Print the listing from its top line through the line containing "const yTicks = [0, 50, 100, 150, 200, 250];", nothing more, and leave out the pictures.

▶ _Recorded data_
▶

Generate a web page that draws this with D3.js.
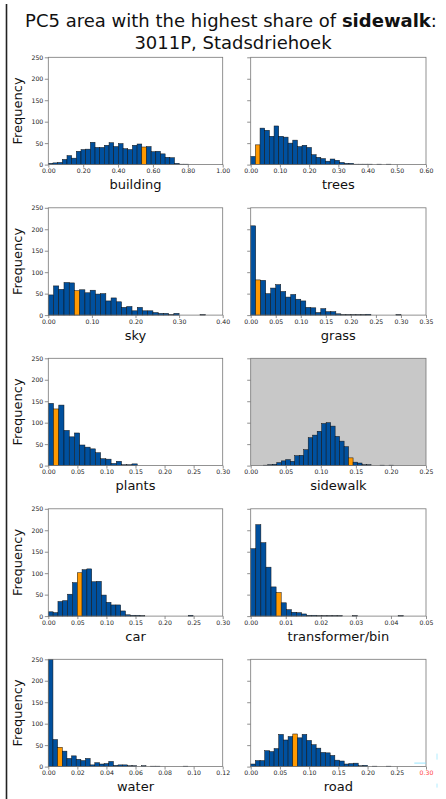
<!DOCTYPE html>
<html>
<head>
<meta charset="utf-8">
<script src="https://cdn.jsdelivr.net/npm/d3@7/dist/d3.min.js"></script>
<style>
  body { margin: 0; background: #fff; }
  svg { display: block; }
  text { font-family: "DejaVu Sans", sans-serif; }
</style>
</head>
<body>
<svg id="chart" width="446" height="799"></svg>
<script>
// one histogram per image segment class
const categories = ["building", "trees", "sky", "grass", "plants", "sidewalk", "car", "transformer/bin", "water", "road"];
const binStart = [0, 0, 0, 0, 0, 0.018, 0, 0, 0, 0];
const binWidth = [0.0268, 0.016, 0.012, 0.01, 0.009, 0.0064, 0.0083, 0.00145, 0.0032, 0.008];
const xMax = [1.0, 0.6, 0.4, 0.35, 0.3, 0.25, 0.3, 0.05, 0.12, 0.3];
const xStep = [0.2, 0.1, 0.1, 0.05, 0.05, 0.05, 0.05, 0.01, 0.02, 0.05];
// bin of the selected area (3011P)
const highlightBin = [20, 1, 5, 1, 1, 19, 6, 5, 2, 9];
const yTicks = [0, 50, 100, 150, 200, 250];

const buildingCounts = [3, 4, 5, 12, 21, 15, 31, 35, 36, 52, 40, 40, 45, 51, 42, 49, 37, 35, 45, 48, 41, 42, 30, 31, 25, 17, 16, 3, 1, 1];
const treesCounts = [19, 46, 85, 80, 66, 90, 66, 64, 50, 57, 42, 45, 40, 23, 17, 14, 8, 13, 10, 5, 3, 3, 1, 1, 1, 1, 0, 1, 0, 1];
const skyCounts = [47, 68, 60, 76, 75, 57, 59, 52, 58, 49, 50, 33, 40, 31, 18, 20, 10, 18, 10, 10, 6, 4, 4, 1, 4, 0, 0, 0, 0, 1];
const grassCounts = [208, 82, 81, 50, 63, 71, 55, 42, 48, 37, 33, 18, 17, 6, 15, 8, 8, 3, 1, 1, 1, 1, 1, 2, 0, 0, 0, 0, 0, 1];
const plantsCounts = [145, 132, 141, 82, 67, 76, 48, 43, 39, 30, 16, 15, 5, 10, 2, 2, 4];
const sidewalkCounts = [1, 2, 3, 7, 11, 14, 10, 23, 24, 37, 65, 71, 80, 98, 100, 92, 68, 57, 44, 18, 8, 6, 2, 2, 0, 0, 1, 0, 1];
const carCounts = [10, 8, 34, 36, 51, 78, 101, 108, 110, 80, 81, 49, 32, 26, 26, 12, 3, 2, 2, 1, 0, 0, 0, 0, 0, 0, 0, 0, 0, 2];
const transformerCounts = [157, 213, 171, 114, 68, 55, 31, 15, 9, 8, 5, 2, 2, 1, 1, 1, 1, 1, 0, 0, 1, 0, 0, 0, 0, 0, 0, 0, 0, 1];
const waterCounts = [380, 63, 45, 36, 19, 25, 17, 14, 19, 4, 9, 6, 7, 12, 3, 4, 4, 2, 2, 0, 2, 0, 1, 1, 0, 0, 0, 0, 0, 1];
const roadCounts = [6, 14, 14, 37, 35, 42, 75, 62, 70, 76, 67, 75, 61, 51, 43, 33, 32, 26, 15, 13, 6, 7, 8, 2, 3, 0, 1, 0, 0, 1];

const countSets = [buildingCounts, treesCounts, skyCounts, grassCounts, plantsCounts,
                   sidewalkCounts, carCounts, transformerCounts, waterCounts, roadCounts];

const svg = d3.select("#chart");

// left vertical rule
svg.append("line")
  .attr("x1", 6.5).attr("x2", 6.5).attr("y1", 4).attr("y2", 799)
  .attr("stroke", "#222").attr("stroke-width", 1.6);

// title
const title = svg.append("text")
  .attr("x", 231).attr("y", 27)
  .attr("text-anchor", "middle")
  .attr("font-size", 18)
  .attr("fill", "#111");
title.append("tspan").text("PC5 area with the highest share of ");
title.append("tspan").attr("font-weight", "bold").text("sidewalk");
title.append("tspan").text(":");
svg.append("text")
  .attr("x", 233).attr("y", 49)
  .attr("text-anchor", "middle")
  .attr("font-size", 18)
  .attr("fill", "#111")
  .text("3011P, Stadsdriehoek");

const colX = [[48.3, 222.7], [250.7, 426]];
const rowTop0 = 57.3, rowStep = 150.5, plotH = 107.3;

categories.forEach((name, i) => {
  const col = i % 2, row = Math.floor(i / 2);
  const top = rowTop0 + row * rowStep, bottom = top + plotH;
  const [x0, x1] = colX[col];

  const x = d3.scaleLinear().domain([0, xMax[i]]).range([x0, x1]);
  const y = d3.scaleLinear().domain([0, 250]).range([bottom, top]).clamp(true);

  const g = svg.append("g");

  if (name === "sidewalk") {
    g.append("rect")
      .attr("x", x0).attr("y", top)
      .attr("width", x1 - x0).attr("height", plotH)
      .attr("fill", "#c8c8c8");
  }

  const bars = countSets[i].map((c, j) => ({ c, j, lo: binStart[i] + j * binWidth[i] }))
    .filter(d => d.c > 0);

  g.selectAll("rect.bar")
    .data(bars)
    .join("rect")
    .attr("class", "bar")
    .attr("x", d => x(d.lo))
    .attr("width", d => x(d.lo + binWidth[i]) - x(d.lo))
    .attr("y", d => y(d.c))
    .attr("height", d => bottom - y(d.c))
    .attr("fill", d => d.j === highlightBin[i] ? "#ff9900" : "#00509e")
    .attr("stroke", "#111")
    .attr("stroke-width", 0.5);

  // x axis
  const xTicks = d3.range(0, xMax[i] + xStep[i] / 2, xStep[i]);
  const xa = g.append("g")
    .attr("transform", "translate(0," + bottom + ")")
    .call(d3.axisBottom(x).tickValues(xTicks).tickFormat(d3.format(".2f")).tickSize(3).tickPadding(1.5));
  xa.select(".domain").remove();
  xa.selectAll("line").attr("stroke", "#444").attr("stroke-width", 0.6);
  xa.selectAll("text").attr("font-size", 6.2).attr("fill", "#222")
    .style("font-family", "'DejaVu Sans', sans-serif");

  // y axis
  const ya = g.append("g")
    .attr("transform", "translate(" + x0 + ",0)")
    .call(d3.axisLeft(y).tickValues(yTicks).tickSize(3.5).tickPadding(1.5)
      .tickFormat(col === 0 ? d3.format("d") : () => ""));
  ya.select(".domain").remove();
  ya.selectAll("line").attr("stroke", "#444").attr("stroke-width", 0.6);
  ya.selectAll("text").attr("font-size", 6.2).attr("fill", "#222")
    .style("font-family", "'DejaVu Sans', sans-serif");

  // spines
  g.append("rect")
    .attr("x", x0).attr("y", top)
    .attr("width", x1 - x0).attr("height", plotH)
    .attr("fill", "none")
    .attr("stroke", "#777")
    .attr("stroke-width", 0.8);

  // labels
  g.append("text")
    .attr("x", (x0 + x1) / 2).attr("y", bottom + 24.5)
    .attr("text-anchor", "middle")
    .attr("font-size", 13)
    .attr("fill", "#111")
    .text(name);

  if (col === 0) {
    g.append("text")
      .attr("transform", "translate(22," + (top + bottom) / 2 + ") rotate(-90)")
      .attr("text-anchor", "middle")
      .attr("font-size", 13)
      .attr("fill", "#111")
      .text("Frequency");
  }

  // editing marks left on the last road tick in the source image
  if (name === "road") {
    xa.selectAll(".tick").filter(d => Math.abs(d - 0.3) < 1e-9)
      .select("text").attr("fill", "#ff3b3b");
    g.append("line")
      .attr("x1", x(0.28)).attr("x2", x(0.3)).attr("y1", bottom - 3.5).attr("y2", bottom - 3.5)
      .attr("stroke", "#7fe0ff").attr("stroke-width", 0.8);
    g.append("line")
      .attr("x1", 437).attr("x2", 437).attr("y1", bottom - 13).attr("y2", bottom + 21)
      .attr("stroke", "#9fe8ff").attr("stroke-width", 0.8).attr("stroke-dasharray", "6,24");
  }
});
</script>
</body>
</html>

◀

▶ _Expected answer_
Generate a web page that draws this with D3.js.
<!DOCTYPE html>
<html>
<head>
<meta charset="utf-8">
<script src="https://cdn.jsdelivr.net/npm/d3@7/dist/d3.min.js"></script>
<style>
  body { margin: 0; background: #fff; }
  svg { display: block; }
  text { font-family: "DejaVu Sans", sans-serif; }
</style>
</head>
<body>
<svg id="chart" width="446" height="799"></svg>
<script>
// one histogram per image segment class
const categories = ["building", "trees", "sky", "grass", "plants", "sidewalk", "car", "transformer/bin", "water", "road"];
const binStart = [0, 0, 0, 0, 0, 0.018, 0, 0, 0, 0];
const binWidth = [0.0268, 0.016, 0.012, 0.01, 0.009, 0.0064, 0.0083, 0.00145, 0.0032, 0.008];
const xMax = [1.0, 0.6, 0.4, 0.35, 0.3, 0.25, 0.3, 0.05, 0.12, 0.3];
const xStep = [0.2, 0.1, 0.1, 0.05, 0.05, 0.05, 0.05, 0.01, 0.02, 0.05];
// bin of the selected area (3011P)
const highlightBin = [20, 1, 5, 1, 1, 19, 6, 5, 2, 9];
const yTicks = [0, 50, 100, 150, 200, 250];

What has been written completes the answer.